> [GOAL OF THE EXERCISE]:
Output a single figure: the number of lines in which the word "this" appears.

> [SUPPLIED DATA]:
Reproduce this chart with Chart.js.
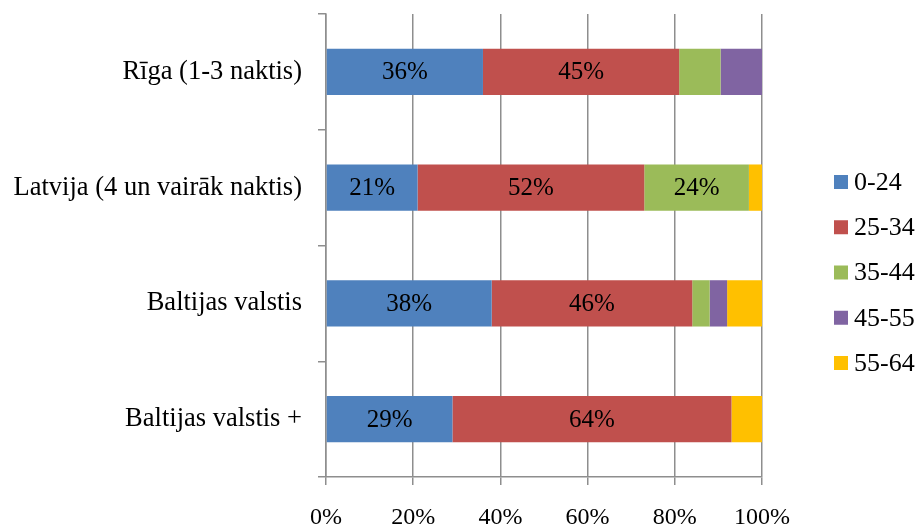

==

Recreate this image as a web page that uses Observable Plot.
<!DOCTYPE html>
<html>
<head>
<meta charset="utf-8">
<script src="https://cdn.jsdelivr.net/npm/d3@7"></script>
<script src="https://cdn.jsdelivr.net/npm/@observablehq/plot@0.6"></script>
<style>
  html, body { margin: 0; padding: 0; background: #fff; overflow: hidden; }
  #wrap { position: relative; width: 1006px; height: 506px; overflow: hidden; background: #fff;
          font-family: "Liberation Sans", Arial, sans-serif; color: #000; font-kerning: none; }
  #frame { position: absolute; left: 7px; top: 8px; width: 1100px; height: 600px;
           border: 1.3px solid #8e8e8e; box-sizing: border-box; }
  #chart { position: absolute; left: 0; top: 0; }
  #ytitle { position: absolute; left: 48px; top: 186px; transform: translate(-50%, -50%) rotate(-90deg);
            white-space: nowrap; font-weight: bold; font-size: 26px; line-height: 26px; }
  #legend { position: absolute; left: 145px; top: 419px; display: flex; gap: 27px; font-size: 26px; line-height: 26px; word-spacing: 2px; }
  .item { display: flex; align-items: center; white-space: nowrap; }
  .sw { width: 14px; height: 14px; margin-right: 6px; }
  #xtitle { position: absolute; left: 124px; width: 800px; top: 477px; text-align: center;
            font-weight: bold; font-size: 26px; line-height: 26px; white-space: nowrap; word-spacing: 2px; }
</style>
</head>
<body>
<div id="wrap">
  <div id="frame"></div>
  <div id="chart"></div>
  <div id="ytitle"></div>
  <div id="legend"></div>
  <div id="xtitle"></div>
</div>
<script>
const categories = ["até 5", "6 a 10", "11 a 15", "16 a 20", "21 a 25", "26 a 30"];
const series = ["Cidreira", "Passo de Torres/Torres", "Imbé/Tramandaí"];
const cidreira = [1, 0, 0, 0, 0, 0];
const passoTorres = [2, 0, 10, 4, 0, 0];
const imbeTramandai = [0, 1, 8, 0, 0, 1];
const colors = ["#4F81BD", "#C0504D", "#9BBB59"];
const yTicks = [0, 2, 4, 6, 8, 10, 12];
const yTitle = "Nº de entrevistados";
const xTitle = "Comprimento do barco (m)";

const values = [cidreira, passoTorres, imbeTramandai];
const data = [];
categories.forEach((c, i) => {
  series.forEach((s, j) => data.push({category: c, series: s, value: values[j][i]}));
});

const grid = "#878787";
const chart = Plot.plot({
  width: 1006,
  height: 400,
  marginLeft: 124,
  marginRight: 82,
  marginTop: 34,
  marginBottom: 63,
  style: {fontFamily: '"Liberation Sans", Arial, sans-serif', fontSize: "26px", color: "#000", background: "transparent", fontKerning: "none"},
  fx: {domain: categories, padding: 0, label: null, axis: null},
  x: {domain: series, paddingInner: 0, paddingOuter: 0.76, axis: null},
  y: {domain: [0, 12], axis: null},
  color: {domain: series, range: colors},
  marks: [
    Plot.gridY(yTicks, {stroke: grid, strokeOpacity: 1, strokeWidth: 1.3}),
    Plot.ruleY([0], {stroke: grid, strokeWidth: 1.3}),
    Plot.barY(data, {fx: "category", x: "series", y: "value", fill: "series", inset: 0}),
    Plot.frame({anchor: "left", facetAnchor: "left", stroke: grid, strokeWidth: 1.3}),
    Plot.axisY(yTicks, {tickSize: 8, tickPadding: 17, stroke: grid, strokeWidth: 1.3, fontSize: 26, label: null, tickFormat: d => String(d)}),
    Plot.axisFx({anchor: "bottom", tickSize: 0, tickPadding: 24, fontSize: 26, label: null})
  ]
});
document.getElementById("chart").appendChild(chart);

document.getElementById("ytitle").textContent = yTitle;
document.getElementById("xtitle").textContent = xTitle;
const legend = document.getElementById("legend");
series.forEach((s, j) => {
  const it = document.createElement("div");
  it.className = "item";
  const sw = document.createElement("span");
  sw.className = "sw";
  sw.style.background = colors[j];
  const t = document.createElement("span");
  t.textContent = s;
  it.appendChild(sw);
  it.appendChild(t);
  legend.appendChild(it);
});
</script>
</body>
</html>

> [THE RESULT]:
2